In this exercise, the entries below include pictures. Repeat exactly the lines from the line with "Recreate this image" to the line with "ax2 = ax.twinx()", including both, but without the pictures.

>> Begin Data to use

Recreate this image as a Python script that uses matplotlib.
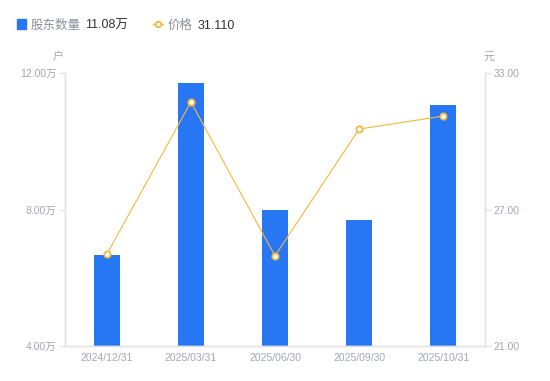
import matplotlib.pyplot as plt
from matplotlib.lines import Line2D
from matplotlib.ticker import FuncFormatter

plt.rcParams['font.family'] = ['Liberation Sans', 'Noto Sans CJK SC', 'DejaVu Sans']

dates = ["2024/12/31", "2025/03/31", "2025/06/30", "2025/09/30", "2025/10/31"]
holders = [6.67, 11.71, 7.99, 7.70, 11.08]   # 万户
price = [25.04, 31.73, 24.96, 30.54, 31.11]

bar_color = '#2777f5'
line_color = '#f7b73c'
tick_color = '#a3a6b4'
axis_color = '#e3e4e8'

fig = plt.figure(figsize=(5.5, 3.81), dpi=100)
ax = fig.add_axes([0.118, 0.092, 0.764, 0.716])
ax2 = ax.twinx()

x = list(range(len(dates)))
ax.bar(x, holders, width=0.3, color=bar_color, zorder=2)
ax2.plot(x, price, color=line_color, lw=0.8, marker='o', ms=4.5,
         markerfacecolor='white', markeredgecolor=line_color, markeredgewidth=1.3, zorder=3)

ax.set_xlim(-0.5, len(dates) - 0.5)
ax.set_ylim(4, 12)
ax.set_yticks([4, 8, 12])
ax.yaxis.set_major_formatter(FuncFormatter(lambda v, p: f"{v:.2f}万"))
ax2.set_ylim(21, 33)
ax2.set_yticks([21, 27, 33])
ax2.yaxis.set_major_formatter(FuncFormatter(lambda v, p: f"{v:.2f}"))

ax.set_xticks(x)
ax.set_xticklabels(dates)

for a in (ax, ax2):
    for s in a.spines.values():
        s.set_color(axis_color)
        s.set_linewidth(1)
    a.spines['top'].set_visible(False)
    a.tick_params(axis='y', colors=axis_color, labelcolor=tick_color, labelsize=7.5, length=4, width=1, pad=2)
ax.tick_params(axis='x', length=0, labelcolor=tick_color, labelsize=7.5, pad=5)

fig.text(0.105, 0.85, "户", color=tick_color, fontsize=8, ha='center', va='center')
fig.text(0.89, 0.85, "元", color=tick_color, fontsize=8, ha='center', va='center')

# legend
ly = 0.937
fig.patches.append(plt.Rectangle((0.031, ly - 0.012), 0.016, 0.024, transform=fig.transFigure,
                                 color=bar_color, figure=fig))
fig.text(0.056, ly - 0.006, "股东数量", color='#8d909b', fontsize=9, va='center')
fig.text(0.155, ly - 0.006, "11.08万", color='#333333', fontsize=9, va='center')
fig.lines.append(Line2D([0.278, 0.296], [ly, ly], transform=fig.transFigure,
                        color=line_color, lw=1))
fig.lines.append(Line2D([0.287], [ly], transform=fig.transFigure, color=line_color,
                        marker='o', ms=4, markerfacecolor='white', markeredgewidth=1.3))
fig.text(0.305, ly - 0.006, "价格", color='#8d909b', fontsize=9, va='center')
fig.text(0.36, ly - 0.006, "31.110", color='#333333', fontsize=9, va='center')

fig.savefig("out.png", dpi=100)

>> End Data to use
>> Begin Data to use

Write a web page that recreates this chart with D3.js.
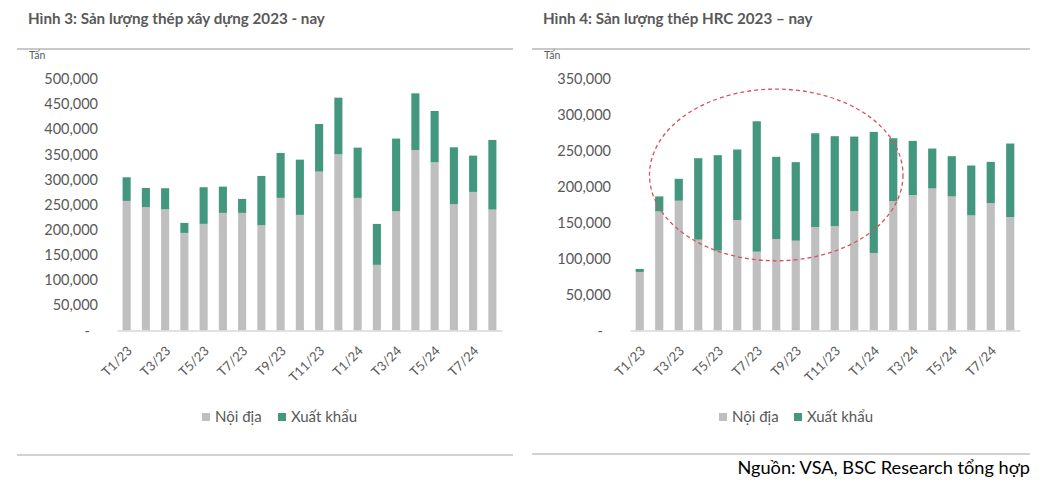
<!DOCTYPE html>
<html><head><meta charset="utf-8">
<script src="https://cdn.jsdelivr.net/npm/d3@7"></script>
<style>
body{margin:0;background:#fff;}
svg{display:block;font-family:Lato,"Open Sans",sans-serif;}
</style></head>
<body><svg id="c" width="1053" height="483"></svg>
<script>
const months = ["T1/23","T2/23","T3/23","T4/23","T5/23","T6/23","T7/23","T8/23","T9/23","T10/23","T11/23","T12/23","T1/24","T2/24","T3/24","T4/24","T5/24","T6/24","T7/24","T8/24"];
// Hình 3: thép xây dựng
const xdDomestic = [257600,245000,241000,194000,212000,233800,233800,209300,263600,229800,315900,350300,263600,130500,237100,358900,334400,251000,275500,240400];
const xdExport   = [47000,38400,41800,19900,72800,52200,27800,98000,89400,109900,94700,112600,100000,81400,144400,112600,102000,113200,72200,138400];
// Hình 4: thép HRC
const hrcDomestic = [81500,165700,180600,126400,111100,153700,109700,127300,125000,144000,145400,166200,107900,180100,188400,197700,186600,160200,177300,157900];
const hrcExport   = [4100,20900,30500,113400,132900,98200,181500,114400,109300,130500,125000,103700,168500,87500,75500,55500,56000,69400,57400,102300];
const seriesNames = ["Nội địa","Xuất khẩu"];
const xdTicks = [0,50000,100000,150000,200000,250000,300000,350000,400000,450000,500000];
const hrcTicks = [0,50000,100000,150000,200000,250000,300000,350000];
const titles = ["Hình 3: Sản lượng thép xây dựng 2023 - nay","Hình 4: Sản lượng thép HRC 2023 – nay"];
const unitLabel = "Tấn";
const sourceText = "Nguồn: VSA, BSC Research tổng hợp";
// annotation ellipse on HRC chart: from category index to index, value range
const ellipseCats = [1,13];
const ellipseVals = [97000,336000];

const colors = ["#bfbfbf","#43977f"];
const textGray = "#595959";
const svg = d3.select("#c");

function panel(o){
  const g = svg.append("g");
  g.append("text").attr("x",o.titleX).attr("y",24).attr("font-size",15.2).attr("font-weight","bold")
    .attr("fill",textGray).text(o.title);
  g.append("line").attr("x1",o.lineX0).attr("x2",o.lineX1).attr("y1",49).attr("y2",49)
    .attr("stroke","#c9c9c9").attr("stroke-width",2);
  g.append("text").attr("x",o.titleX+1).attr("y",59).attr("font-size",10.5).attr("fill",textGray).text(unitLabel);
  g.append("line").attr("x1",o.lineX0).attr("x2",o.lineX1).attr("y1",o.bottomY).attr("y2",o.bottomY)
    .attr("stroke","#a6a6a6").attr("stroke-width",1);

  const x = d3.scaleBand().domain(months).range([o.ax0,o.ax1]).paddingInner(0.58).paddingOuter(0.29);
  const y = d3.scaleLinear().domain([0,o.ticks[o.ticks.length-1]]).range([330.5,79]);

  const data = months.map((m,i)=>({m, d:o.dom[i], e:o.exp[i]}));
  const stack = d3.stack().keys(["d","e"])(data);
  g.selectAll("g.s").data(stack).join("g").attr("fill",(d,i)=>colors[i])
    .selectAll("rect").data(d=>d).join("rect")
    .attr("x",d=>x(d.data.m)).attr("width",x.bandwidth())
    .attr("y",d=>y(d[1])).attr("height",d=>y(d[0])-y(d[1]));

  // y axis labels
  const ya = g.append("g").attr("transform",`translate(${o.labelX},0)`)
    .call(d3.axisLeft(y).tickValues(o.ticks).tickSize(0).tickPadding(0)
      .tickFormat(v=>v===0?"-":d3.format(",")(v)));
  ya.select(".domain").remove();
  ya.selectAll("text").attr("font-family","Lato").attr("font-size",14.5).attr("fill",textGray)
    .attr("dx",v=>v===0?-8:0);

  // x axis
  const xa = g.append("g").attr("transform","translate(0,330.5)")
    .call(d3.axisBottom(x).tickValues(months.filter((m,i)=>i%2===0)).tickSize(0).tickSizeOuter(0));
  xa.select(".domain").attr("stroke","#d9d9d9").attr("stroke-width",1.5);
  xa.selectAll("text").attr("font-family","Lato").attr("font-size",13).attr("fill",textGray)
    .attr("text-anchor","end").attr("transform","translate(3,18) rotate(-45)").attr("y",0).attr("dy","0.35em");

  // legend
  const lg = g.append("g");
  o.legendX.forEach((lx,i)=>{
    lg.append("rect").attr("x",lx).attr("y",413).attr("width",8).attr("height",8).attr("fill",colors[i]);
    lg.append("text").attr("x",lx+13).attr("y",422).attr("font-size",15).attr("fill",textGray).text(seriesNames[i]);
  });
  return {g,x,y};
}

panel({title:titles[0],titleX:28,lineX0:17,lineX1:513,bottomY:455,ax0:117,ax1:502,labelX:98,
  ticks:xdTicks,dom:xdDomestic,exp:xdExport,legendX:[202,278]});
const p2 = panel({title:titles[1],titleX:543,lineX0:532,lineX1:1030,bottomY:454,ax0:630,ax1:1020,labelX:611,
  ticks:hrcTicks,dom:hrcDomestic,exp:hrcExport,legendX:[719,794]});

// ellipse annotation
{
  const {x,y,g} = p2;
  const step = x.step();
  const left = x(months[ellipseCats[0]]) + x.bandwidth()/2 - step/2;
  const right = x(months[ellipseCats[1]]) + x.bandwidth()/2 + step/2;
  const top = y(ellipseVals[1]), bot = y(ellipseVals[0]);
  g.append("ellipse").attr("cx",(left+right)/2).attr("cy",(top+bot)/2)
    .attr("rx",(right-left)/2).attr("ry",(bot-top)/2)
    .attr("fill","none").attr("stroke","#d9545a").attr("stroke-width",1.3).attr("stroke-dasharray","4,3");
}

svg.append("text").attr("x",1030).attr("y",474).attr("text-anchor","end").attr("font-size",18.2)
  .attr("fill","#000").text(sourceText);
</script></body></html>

>> End Data to use

**Result of this task**
Recreate this image as a Python script that uses matplotlib.
import matplotlib.pyplot as plt
from matplotlib.lines import Line2D
from matplotlib.ticker import FuncFormatter

plt.rcParams['font.family'] = ['Liberation Sans', 'Noto Sans CJK SC', 'DejaVu Sans']

dates = ["2024/12/31", "2025/03/31", "2025/06/30", "2025/09/30", "2025/10/31"]
holders = [6.67, 11.71, 7.99, 7.70, 11.08]   # 万户
price = [25.04, 31.73, 24.96, 30.54, 31.11]

bar_color = '#2777f5'
line_color = '#f7b73c'
tick_color = '#a3a6b4'
axis_color = '#e3e4e8'

fig = plt.figure(figsize=(5.5, 3.81), dpi=100)
ax = fig.add_axes([0.118, 0.092, 0.764, 0.716])
ax2 = ax.twinx()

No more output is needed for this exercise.